BETHESDA, MD 12 October 2012—As FDA this year reviewed a new drug application for phenylephrine hydrochloride injection, agency personnel were in a quandary. Should the agency approve a decades-old substance that has a pharmacologic effect but for which there is no firm evidence of a clinical benefit?
A group of advisers on September 13 said yes, but only for a narrow indication: neuraxial perioperative hypotension.
The advisers mostly said no—the vote was 2 against 8—regarding the proposed broad indication of "acute hypotensive states such as shock."
If agency personnel agree with those advisers, then phenylephrine hydrochloride injection, an acknowledged vasopressor, will at last have FDA-approved labeling.
FDA’s decision is expected by November 9, the nine-month review deadline under the Prescription Drug User Fee Act.
An unapproved drug. West-Ward Pharmaceutical Corp. admittedly based its new drug application on previously published literature and data the company does not own.
FDA, according to an internal review of the application, told West-Ward in advance that the literature lacked sufficient evidence of phenylephrine’s effectiveness. The studies underlying the literature did not seem adequately designed to show that a clinical outcome improved as a result of phenylephrine treatment, the reviewer wrote.
But, the reviewer continued, FDA told the company "it may be possible to approve phenylephrine to be marketed for increasing BP [blood pressure] in certain hypotensive states."
The company submitted the application in response to FDA’s Unapproved Drugs Initiative, which started in 2006.
As part of the initiative, FDA has been encouraging companies marketing unapproved drug products to comply with the drug approval process. Three companies, including West-Ward, manufacture phenylephrine injection for commercial distribution.
Literature review. Shari Targum, a medical team leader in FDA’s Division of Cardiovascular and Renal Products, said the studies of phenylephrine and the resultant publications raised three unusual issues.
First, the publications inconsistently described the primary endpoint.
Second, the studies sometimes had multiple endpoints but the publications did not describe any statistical adjustment for the multiple comparisons.
Third, the control drug in some of the studies was ephedrine—an unapproved drug.
"That said," Targum told the advisers during the public meeting, "I can say that there is evidence across multiple studies by different investigators that phenylephrine increases systolic and mean arterial blood pressure."
West-Ward’s search of the literature revealed 13 randomized controlled trials of phenylephrine injection in 750 patients.
Six of those studies, accounting for 68% of all the patients, involved women undergoing cesarean section who had received neuraxial anesthesia—an injection of anesthetic in their epidural space or spinal canal. Five studies involved surgery patients who had received general anesthesia. Two studies were of patients with septic shock.
The studies of the drug in patients with septic shock accounted for 11% of all the patients.
Need for vasopressors.
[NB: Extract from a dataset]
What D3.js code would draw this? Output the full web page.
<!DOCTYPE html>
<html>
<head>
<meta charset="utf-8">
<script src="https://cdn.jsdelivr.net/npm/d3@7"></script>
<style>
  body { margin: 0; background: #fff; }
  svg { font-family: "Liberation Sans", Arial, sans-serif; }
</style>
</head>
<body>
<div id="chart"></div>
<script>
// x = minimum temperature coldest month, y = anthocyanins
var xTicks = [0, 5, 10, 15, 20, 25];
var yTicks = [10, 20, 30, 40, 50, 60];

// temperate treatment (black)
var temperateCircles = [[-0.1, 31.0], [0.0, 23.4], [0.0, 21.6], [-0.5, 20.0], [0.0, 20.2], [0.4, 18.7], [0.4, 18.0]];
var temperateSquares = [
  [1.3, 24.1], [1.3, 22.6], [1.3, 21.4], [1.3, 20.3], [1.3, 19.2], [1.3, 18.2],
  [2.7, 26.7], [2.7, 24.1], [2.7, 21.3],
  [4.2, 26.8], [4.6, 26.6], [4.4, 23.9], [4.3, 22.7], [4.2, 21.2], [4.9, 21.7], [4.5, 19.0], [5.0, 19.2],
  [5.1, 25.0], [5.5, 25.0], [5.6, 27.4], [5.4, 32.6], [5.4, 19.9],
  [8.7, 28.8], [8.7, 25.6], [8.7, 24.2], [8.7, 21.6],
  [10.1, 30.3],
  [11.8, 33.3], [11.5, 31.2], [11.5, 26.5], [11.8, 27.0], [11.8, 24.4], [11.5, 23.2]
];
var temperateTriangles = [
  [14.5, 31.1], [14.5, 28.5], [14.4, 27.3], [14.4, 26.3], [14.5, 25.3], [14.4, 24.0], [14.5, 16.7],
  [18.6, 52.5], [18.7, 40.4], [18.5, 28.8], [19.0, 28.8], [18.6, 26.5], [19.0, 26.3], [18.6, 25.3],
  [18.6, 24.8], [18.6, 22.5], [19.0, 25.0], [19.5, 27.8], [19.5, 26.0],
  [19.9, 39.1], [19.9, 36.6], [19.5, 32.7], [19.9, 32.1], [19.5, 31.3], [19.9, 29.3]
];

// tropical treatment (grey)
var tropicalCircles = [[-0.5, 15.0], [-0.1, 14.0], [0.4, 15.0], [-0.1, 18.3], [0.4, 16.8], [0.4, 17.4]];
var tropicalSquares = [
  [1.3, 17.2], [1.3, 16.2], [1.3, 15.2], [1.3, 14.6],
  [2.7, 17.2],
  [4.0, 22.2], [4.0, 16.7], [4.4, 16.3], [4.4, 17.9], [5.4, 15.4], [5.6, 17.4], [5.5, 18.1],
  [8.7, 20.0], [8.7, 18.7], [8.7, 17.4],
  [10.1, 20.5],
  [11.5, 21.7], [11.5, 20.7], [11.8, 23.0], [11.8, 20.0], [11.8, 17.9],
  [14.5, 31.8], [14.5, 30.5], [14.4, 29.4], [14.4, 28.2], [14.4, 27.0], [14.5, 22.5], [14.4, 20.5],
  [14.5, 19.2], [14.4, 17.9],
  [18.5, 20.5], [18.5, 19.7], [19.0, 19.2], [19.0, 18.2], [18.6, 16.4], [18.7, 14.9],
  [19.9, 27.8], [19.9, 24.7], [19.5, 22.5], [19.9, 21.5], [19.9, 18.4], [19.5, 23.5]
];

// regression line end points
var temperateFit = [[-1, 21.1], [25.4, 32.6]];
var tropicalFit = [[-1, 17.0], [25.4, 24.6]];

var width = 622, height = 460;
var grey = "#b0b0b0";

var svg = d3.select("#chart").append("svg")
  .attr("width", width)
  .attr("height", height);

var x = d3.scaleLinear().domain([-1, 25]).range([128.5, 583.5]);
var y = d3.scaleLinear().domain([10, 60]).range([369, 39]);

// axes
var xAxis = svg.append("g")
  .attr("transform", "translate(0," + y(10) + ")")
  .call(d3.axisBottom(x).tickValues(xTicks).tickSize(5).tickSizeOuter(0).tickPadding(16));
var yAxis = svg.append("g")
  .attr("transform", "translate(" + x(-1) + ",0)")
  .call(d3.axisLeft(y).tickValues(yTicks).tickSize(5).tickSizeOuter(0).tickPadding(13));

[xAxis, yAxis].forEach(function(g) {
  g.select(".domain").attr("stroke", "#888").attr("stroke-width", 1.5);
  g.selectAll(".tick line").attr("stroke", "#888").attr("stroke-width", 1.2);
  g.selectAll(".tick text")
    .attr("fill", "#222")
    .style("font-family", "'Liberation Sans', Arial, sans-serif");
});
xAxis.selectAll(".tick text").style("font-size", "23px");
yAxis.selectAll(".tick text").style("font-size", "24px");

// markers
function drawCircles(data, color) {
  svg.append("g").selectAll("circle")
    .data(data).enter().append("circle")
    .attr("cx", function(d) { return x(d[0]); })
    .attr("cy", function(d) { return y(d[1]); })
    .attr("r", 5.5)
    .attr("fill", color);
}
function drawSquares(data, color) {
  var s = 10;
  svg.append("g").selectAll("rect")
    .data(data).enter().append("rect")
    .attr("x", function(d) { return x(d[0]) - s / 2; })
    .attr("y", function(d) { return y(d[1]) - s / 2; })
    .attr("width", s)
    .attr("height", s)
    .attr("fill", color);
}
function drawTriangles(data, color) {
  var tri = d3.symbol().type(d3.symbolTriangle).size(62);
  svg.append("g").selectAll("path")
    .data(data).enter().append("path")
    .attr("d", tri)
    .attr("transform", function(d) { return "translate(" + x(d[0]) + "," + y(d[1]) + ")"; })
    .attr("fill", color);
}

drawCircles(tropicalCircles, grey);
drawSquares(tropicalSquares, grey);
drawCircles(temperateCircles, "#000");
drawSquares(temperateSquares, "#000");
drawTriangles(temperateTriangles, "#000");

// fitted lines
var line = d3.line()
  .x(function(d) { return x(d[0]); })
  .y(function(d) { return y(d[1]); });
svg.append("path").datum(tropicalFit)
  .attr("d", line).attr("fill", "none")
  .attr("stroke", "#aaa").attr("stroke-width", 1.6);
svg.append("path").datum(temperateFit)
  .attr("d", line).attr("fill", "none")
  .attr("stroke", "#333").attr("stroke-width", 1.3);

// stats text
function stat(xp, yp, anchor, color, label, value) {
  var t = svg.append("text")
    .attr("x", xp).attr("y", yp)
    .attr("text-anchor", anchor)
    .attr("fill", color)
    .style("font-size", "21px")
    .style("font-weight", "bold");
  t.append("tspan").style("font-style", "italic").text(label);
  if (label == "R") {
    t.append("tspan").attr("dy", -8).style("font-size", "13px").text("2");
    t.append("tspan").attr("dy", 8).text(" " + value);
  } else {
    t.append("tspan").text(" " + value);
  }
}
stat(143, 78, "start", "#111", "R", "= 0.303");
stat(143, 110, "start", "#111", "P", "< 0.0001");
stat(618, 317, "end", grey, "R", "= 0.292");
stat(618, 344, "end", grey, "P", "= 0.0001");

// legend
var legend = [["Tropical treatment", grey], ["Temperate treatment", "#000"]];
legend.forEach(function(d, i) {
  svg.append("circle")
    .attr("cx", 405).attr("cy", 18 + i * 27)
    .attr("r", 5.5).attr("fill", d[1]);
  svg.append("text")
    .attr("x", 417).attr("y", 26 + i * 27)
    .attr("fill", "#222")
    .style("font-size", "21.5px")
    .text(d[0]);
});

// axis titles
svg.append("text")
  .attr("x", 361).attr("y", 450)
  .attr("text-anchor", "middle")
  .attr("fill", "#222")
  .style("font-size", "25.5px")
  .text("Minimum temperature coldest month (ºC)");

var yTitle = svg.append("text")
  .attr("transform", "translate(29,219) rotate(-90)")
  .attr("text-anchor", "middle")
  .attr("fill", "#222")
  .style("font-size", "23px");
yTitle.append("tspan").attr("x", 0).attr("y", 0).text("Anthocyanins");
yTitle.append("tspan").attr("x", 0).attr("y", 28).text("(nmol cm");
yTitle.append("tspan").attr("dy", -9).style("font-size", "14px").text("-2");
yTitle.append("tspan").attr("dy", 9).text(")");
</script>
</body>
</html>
John B. Leslie, a consultant to West-Ward and professor of anesthesiology at the Mayo Medical School in Rochester, Minnesota, said anesthesiologists always anticipate hypotension when administering neuraxial anesthesia.
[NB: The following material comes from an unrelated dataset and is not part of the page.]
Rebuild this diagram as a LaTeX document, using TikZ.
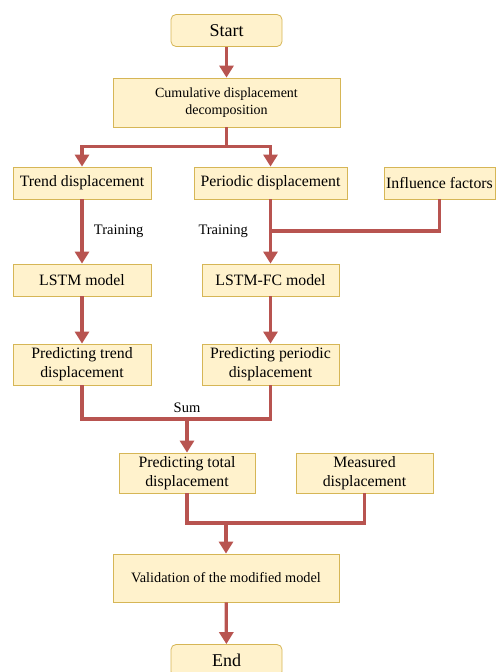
\documentclass[tikz,border=0pt]{standalone}
\usepackage{fontspec}
\setmainfont{Liberation Serif}
\usepackage{tikz}
\usetikzlibrary{arrows.meta, positioning}

\definecolor{boxfill}{HTML}{FFF2CC}
\definecolor{boxline}{HTML}{D6B656}
\definecolor{flowred}{HTML}{B85450}

\begin{document}
\begin{tikzpicture}[
        x=1pt, y=-1pt,
        >={Triangle[length=12pt,width=14pt]},
        every node/.style={font=\fontsize{14.5}{17}\selectfont},
        box/.style={draw=boxline, fill=boxfill, line width=0.8pt, inner sep=0pt, align=center,
            font=\fontsize{15.8}{19}\selectfont},
        term/.style={box, rounded corners=5pt, minimum width=111pt, minimum height=32pt,
            font=\fontsize{18}{20}\selectfont},
        flow/.style={draw=flowred, line width=3.2pt}
    ]
        \useasboundingbox (0,0) rectangle (496,672);

        \node[term] (start) at (226.5,30.5) {Start};
        \node[box, minimum width=227pt, minimum height=49pt, font=\fontsize{14}{17}\selectfont]
            (decomp) at (226.5,102.5) {Cumulative displacement\\decomposition};
        \node[box, minimum width=138pt, minimum height=32pt] (trend) at (82,183) {Trend displacement};
        \node[box, minimum width=153pt, minimum height=32pt] (periodic) at (270.5,183) {Periodic displacement};
        \node[box, minimum width=111pt, minimum height=32pt] (influence) at (439.5,183) {Influence factors};
        \node[box, minimum width=138pt, minimum height=32pt] (lstm) at (82,280) {LSTM model};
        \node[box, minimum width=137pt, minimum height=32pt] (lstmfc) at (270.5,280) {LSTM-FC model};
        \node[box, minimum width=138pt, minimum height=41pt] (predtrend) at (82,364.5) {Predicting trend\\displacement};
        \node[box, minimum width=137pt, minimum height=41pt] (predper) at (270.5,364.5) {Predicting periodic\\displacement};
        \node[box, minimum width=136pt, minimum height=40pt] (predtotal) at (187,473) {Predicting total\\displacement};
        \node[box, minimum width=137pt, minimum height=40pt] (measured) at (364.5,473) {Measured\\displacement};
        \node[box, minimum width=226pt, minimum height=48pt, font=\fontsize{14.3}{17}\selectfont]
            (valid) at (226,578) {Validation of the modified model};
        \node[term] (end) at (226.5,660.5) {End};

        \coordinate (fcjoin) at (270.5,231);
        \coordinate (sumjoin) at (187,419);
        \coordinate (valjoin) at (226,523);

        \draw[flow,->] (start) -- (decomp);
        \draw[flow,->] (decomp.south) -- ++(0,19) -| (trend.north);
        \draw[flow,->] (decomp.south) -- ++(0,19) -| (periodic.north);
        \draw[flow,->] (trend) -- node[right=7pt] (trainl) {Training} (lstm);
        \draw[flow,->] (periodic) -- (lstmfc);
        \node[left=19pt of fcjoin] (trainr) {Training};
        \draw[flow] (influence.south) |- (fcjoin);
        \draw[flow,->] (lstm) -- (predtrend);
        \draw[flow,->] (lstmfc) -- (predper);
        \draw[flow] (predtrend.south) |- (sumjoin) -| (predper.south);
        \node[above=3pt of sumjoin] (sumlbl) {Sum};
        \draw[flow,->] (sumjoin) -- (predtotal);
        \draw[flow] (predtotal.south) |- (valjoin) -| (measured.south);
        \draw[flow,->] (valjoin) -- (valid);
        \draw[flow,->] (valid) -- (end);
    \end{tikzpicture}
\end{document}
Less so with general anesthesia, he told FDA’s advisers, although "hypotension is not uncommon." That is because patients typically have not eaten or drank anything since the preceding midnight, which predisposes them for mild hypovolemia with resultant hypotension.
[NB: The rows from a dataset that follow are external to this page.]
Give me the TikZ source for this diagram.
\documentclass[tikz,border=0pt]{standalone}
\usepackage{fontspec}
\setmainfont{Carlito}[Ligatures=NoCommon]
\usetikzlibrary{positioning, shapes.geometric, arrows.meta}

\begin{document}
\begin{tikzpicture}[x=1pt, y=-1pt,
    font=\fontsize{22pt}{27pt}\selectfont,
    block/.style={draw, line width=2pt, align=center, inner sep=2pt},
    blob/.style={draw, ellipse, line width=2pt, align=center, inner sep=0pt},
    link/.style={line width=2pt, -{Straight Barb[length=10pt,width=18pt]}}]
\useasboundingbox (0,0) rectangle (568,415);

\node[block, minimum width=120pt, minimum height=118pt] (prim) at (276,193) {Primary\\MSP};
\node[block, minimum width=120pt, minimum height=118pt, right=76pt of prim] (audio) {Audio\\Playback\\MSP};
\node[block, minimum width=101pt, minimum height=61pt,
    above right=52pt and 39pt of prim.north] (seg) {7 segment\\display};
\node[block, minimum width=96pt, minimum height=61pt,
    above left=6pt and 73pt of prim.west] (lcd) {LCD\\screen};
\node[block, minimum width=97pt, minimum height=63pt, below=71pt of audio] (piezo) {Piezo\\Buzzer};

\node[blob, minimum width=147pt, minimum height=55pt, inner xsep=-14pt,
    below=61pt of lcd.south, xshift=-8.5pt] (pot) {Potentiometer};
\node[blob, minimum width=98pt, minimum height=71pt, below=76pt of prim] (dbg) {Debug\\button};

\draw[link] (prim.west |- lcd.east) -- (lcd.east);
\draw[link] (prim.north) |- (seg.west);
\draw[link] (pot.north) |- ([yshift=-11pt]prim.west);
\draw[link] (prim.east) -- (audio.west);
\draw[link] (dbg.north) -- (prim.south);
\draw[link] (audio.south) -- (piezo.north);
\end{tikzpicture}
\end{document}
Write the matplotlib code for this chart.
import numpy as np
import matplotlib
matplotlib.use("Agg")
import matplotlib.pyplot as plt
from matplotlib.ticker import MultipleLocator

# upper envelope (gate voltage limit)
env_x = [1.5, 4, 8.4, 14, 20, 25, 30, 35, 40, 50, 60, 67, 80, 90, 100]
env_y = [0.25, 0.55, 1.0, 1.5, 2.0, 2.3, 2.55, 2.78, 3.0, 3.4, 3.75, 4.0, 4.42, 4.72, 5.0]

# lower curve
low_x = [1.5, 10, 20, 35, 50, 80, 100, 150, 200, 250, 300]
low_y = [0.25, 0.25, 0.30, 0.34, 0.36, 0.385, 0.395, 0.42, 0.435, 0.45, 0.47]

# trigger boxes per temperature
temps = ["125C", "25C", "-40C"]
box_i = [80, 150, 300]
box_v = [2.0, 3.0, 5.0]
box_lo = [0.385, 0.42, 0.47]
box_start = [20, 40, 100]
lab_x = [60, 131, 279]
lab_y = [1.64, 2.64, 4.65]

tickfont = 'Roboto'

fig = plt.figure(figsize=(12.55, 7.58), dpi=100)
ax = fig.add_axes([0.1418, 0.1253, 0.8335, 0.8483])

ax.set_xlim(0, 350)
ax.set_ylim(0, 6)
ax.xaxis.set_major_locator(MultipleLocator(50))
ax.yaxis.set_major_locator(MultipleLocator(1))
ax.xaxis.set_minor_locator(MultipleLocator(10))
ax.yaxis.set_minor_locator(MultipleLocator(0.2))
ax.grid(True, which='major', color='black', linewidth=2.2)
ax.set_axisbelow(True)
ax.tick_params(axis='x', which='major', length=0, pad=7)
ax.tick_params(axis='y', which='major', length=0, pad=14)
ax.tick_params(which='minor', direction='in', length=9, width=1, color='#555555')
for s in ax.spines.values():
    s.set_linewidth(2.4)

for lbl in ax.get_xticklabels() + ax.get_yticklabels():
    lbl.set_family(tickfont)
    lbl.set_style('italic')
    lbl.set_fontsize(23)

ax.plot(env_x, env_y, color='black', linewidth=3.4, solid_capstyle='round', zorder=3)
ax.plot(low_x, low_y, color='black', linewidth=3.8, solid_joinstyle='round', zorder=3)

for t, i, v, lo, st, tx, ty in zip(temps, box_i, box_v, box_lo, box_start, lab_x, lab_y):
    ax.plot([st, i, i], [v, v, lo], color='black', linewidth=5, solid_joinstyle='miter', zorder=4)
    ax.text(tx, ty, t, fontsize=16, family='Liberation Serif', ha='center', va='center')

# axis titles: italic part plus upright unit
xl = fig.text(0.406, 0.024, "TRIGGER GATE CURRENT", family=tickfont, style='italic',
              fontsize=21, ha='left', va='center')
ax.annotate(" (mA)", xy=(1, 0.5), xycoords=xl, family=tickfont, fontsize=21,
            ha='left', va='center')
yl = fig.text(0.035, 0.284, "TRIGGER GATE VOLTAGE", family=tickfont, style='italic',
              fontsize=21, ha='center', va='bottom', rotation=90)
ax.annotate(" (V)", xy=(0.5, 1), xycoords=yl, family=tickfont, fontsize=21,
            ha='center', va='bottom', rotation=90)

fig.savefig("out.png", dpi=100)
The most common time for perioperative phenylephrine administration, Leslie said, is the interval between induction of anesthesia and the surgeon’s first incision. Once the surgeon cuts into the patient, blood pressure increases and the need for a vasopressor is over.
Leslie said phenylephrine’s effectiveness in treating perioperative hypotension is why he insists on having syringes of the vasopressor in his surgery packs at Mayo Clinic Hospital in Phoenix.
Indication. West-Ward proposed that FDA approve the drug for a relatively broad indication: "to increase blood pressure in acute hypotensive states, such as shock and peri-operative hypotension."
FDA’s Targum, in explaining the drug approval process to the advisers at the meeting, said a company needs only "an indication in a specific setting" to get a drug on the market.
Rather than vote on the indication proposed by West-Ward, the advisers decided to vote first on a narrower one that seemed well supported by the literature: neuraxial perioperative hypotension. Then they tackled what remained of the proposed indication.
If the agency were to reject the phenylephrine application, Targum said, clinicians would still be able to use the vasopressors dopamine and norepinephrine, which are FDA-approved drugs.
A lawyer representing other manufacturers of unapproved drugs called on FDA to be consistent in its requirements. He said FDA had told his clients that their new drug applications must present the results of studies conducted expressly to support drug approval.